### Aim
Write out each line of the listing as it stands, without the images.

### Collected data
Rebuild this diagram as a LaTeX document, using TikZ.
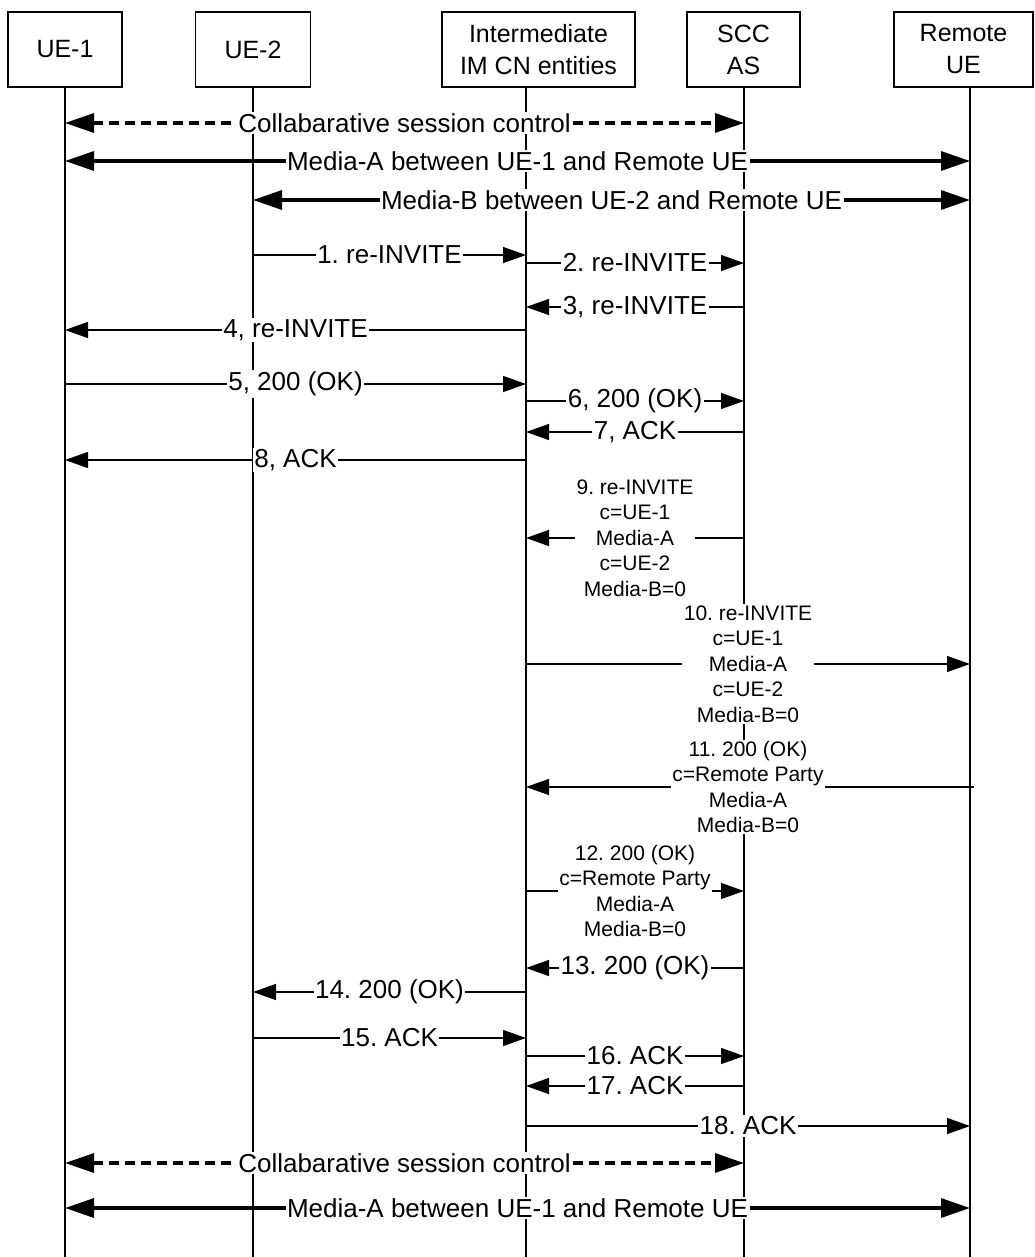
\documentclass[tikz,border=0pt]{standalone}
\usepackage{fontspec}
\setmainfont{Liberation Sans}
\usetikzlibrary{arrows.meta}

\begin{document}
\frenchspacing
\begin{tikzpicture}[x=1pt,y=-1pt,
    entity/.style={draw,line width=1.3pt,align=center,minimum height=75pt,
      inner sep=0pt,font=\fontsize{25}{32}\selectfont},
    life/.style={line width=1.3pt},
    msg/.style={line width=1.3pt,-{Triangle[length=23pt,width=16pt]}},
    bimsg/.style={line width=3.3pt,
      {Triangle[length=29pt,width=19pt]}-{Triangle[length=29pt,width=19pt]}},
    lbl/.style={fill=white,inner sep=1.5pt,font=\fontsize{26}{31}\selectfont},
    sdp/.style={fill=white,inner sep=1.5pt,align=center,
      font=\fontsize{21}{25.5}\selectfont}]
  \useasboundingbox (0,0) rectangle (1035,1257);
  \node[entity,minimum width=114pt] (ue1) at (65,49.5) {UE-1};
  \node[entity,minimum width=115pt] (ue2) at (253,49.5) {UE-2};
  \node[entity,minimum width=193pt] (imcn) at (538.5,49.5) {Intermediate\\IM CN entities};
  \node[entity,minimum width=113pt] (scc) at (743.5,49.5) {SCC\\AS};
  \node[entity,minimum width=139pt] (rue) at (963.5,49.5) {Remote\\UE};
  \coordinate (L1) at (ue1.south);
  \coordinate (L2) at (ue2.south);
  \coordinate (L3) at ([xshift=-12.5pt]imcn.south);
  \coordinate (L4) at ([xshift=0.5pt]scc.south);
  \coordinate (L5) at ([xshift=6.5pt]rue.south);
  \draw[life] (L1) -- (L1 |- 0,1257);
  \draw[life] (L2) -- (L2 |- 0,1257);
  \draw[life] (L3) -- (L3 |- 0,1257);
  \draw[life] (L4) -- (L4 |- 0,1257);
  \draw[life] (L5) -- (L5 |- 0,1257);

  \draw[bimsg,dash pattern=on 10pt off 6pt] (L1 |- 0,123) -- node[lbl] {Collabarative session control} (L4 |- 0,123);
  \draw[bimsg] (L1 |- 0,161) -- node[lbl] {Media-A between UE-1 and Remote UE} (L5 |- 0,161);
  \draw[bimsg] (L2 |- 0,200) -- node[lbl] {Media-B between UE-2 and Remote UE} (L5 |- 0,200);
  \draw[msg] (L2 |- 0,255) -- node[lbl] {1. re-INVITE} (L3 |- 0,255);
  \draw[msg] (L3 |- 0,263) -- node[lbl] {2. re-INVITE} (L4 |- 0,263);
  \draw[msg] (L4 |- 0,307) -- node[lbl] {3, re-INVITE} (L3 |- 0,307);
  \draw[msg] (L3 |- 0,330) -- node[lbl] {4, re-INVITE} (L1 |- 0,330);
  \draw[msg] (L1 |- 0,384) -- node[lbl] {5, 200 (OK)} (L3 |- 0,384);
  \draw[msg] (L3 |- 0,401) -- node[lbl] {6, 200 (OK)} (L4 |- 0,401);
  \draw[msg] (L4 |- 0,432) -- node[lbl] {7, ACK} (L3 |- 0,432);
  \draw[msg] (L3 |- 0,460) -- node[lbl] {8, ACK} (L1 |- 0,460);
  \draw[msg] (L4 |- 0,538) -- node[sdp] {9. re-INVITE\\c=UE-1\\Media-A\\c=UE-2\\Media-B=0} (L3 |- 0,538);
  \draw[msg] (L3 |- 0,664) -- node[sdp] {10. re-INVITE\\c=UE-1\\Media-A\\c=UE-2\\Media-B=0} (L5 |- 0,664);
  \draw[msg,shorten <=-4pt] (L5 |- 0,787) -- node[sdp] {11. 200 (OK)\\c=Remote Party\\Media-A\\Media-B=0} (L3 |- 0,787);
  \draw[msg] (L3 |- 0,891) -- node[sdp] {12. 200 (OK)\\c=Remote Party\\Media-A\\Media-B=0} (L4 |- 0,891);
  \draw[msg] (L4 |- 0,968) -- node[lbl] {13. 200 (OK)} (L3 |- 0,968);
  \draw[msg] (L3 |- 0,992) -- node[lbl] {14. 200 (OK)} (L2 |- 0,992);
  \draw[msg] (L2 |- 0,1038) -- node[lbl] {15. ACK} (L3 |- 0,1038);
  \draw[msg] (L3 |- 0,1056) -- node[lbl] {16. ACK} (L4 |- 0,1056);
  \draw[msg] (L4 |- 0,1086) -- node[lbl] {17. ACK} (L3 |- 0,1086);
  \draw[msg] (L3 |- 0,1126) -- node[lbl] {18. ACK} (L5 |- 0,1126);
  \draw[bimsg,dash pattern=on 10pt off 6pt] (L1 |- 0,1163) -- node[lbl] {Collabarative session control} (L4 |- 0,1163);
  \draw[bimsg] (L1 |- 0,1208) -- node[lbl] {Media-A between UE-1 and Remote UE} (L5 |- 0,1208);
\end{tikzpicture}
\end{document}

### Solved problem
Rebuild this diagram as a LaTeX document, using TikZ.
\documentclass[tikz,border=0pt]{standalone}
\usepackage{fontspec}
\setmainfont{Liberation Sans}
\usetikzlibrary{arrows.meta}

\begin{document}
\frenchspacing
\begin{tikzpicture}[x=1pt,y=-1pt,
    entity/.style={draw,line width=1.3pt,align=center,minimum height=75pt,
      inner sep=0pt,font=\fontsize{25}{32}\selectfont},
    life/.style={line width=1.3pt},
    msg/.style={line width=1.3pt,-{Triangle[length=23pt,width=16pt]}},
    bimsg/.style={line width=3.3pt,
      {Triangle[length=29pt,width=19pt]}-{Triangle[length=29pt,width=19pt]}},
    lbl/.style={fill=white,inner sep=1.5pt,font=\fontsize{26}{31}\selectfont},
    sdp/.style={fill=white,inner sep=1.5pt,align=center,
      font=\fontsize{21}{25.5}\selectfont}]
  \useasboundingbox (0,0) rectangle (1035,1257);
  \node[entity,minimum width=114pt] (ue1) at (65,49.5) {UE-1};
  \node[entity,minimum width=115pt] (ue2) at (253,49.5) {UE-2};
  \node[entity,minimum width=193pt] (imcn) at (538.5,49.5) {Intermediate\\IM CN entities};
  \node[entity,minimum width=113pt] (scc) at (743.5,49.5) {SCC\\AS};
  \node[entity,minimum width=139pt] (rue) at (963.5,49.5) {Remote\\UE};
  \coordinate (L1) at (ue1.south);
  \coordinate (L2) at (ue2.south);
  \coordinate (L3) at ([xshift=-12.5pt]imcn.south);
  \coordinate (L4) at ([xshift=0.5pt]scc.south);
  \coordinate (L5) at ([xshift=6.5pt]rue.south);
  \draw[life] (L1) -- (L1 |- 0,1257);
  \draw[life] (L2) -- (L2 |- 0,1257);
  \draw[life] (L3) -- (L3 |- 0,1257);
  \draw[life] (L4) -- (L4 |- 0,1257);
  \draw[life] (L5) -- (L5 |- 0,1257);

  \draw[bimsg,dash pattern=on 10pt off 6pt] (L1 |- 0,123) -- node[lbl] {Collabarative session control} (L4 |- 0,123);
  \draw[bimsg] (L1 |- 0,161) -- node[lbl] {Media-A between UE-1 and Remote UE} (L5 |- 0,161);
  \draw[bimsg] (L2 |- 0,200) -- node[lbl] {Media-B between UE-2 and Remote UE} (L5 |- 0,200);
  \draw[msg] (L2 |- 0,255) -- node[lbl] {1. re-INVITE} (L3 |- 0,255);
  \draw[msg] (L3 |- 0,263) -- node[lbl] {2. re-INVITE} (L4 |- 0,263);
  \draw[msg] (L4 |- 0,307) -- node[lbl] {3, re-INVITE} (L3 |- 0,307);
  \draw[msg] (L3 |- 0,330) -- node[lbl] {4, re-INVITE} (L1 |- 0,330);
  \draw[msg] (L1 |- 0,384) -- node[lbl] {5, 200 (OK)} (L3 |- 0,384);
  \draw[msg] (L3 |- 0,401) -- node[lbl] {6, 200 (OK)} (L4 |- 0,401);
  \draw[msg] (L4 |- 0,432) -- node[lbl] {7, ACK} (L3 |- 0,432);
  \draw[msg] (L3 |- 0,460) -- node[lbl] {8, ACK} (L1 |- 0,460);
  \draw[msg] (L4 |- 0,538) -- node[sdp] {9. re-INVITE\\c=UE-1\\Media-A\\c=UE-2\\Media-B=0} (L3 |- 0,538);
  \draw[msg] (L3 |- 0,664) -- node[sdp] {10. re-INVITE\\c=UE-1\\Media-A\\c=UE-2\\Media-B=0} (L5 |- 0,664);
  \draw[msg,shorten <=-4pt] (L5 |- 0,787) -- node[sdp] {11. 200 (OK)\\c=Remote Party\\Media-A\\Media-B=0} (L3 |- 0,787);
  \draw[msg] (L3 |- 0,891) -- node[sdp] {12. 200 (OK)\\c=Remote Party\\Media-A\\Media-B=0} (L4 |- 0,891);
  \draw[msg] (L4 |- 0,968) -- node[lbl] {13. 200 (OK)} (L3 |- 0,968);
  \draw[msg] (L3 |- 0,992) -- node[lbl] {14. 200 (OK)} (L2 |- 0,992);
  \draw[msg] (L2 |- 0,1038) -- node[lbl] {15. ACK} (L3 |- 0,1038);
  \draw[msg] (L3 |- 0,1056) -- node[lbl] {16. ACK} (L4 |- 0,1056);
  \draw[msg] (L4 |- 0,1086) -- node[lbl] {17. ACK} (L3 |- 0,1086);
  \draw[msg] (L3 |- 0,1126) -- node[lbl] {18. ACK} (L5 |- 0,1126);
  \draw[bimsg,dash pattern=on 10pt off 6pt] (L1 |- 0,1163) -- node[lbl] {Collabarative session control} (L4 |- 0,1163);
  \draw[bimsg] (L1 |- 0,1208) -- node[lbl] {Media-A between UE-1 and Remote UE} (L5 |- 0,1208);
\end{tikzpicture}
\end{document}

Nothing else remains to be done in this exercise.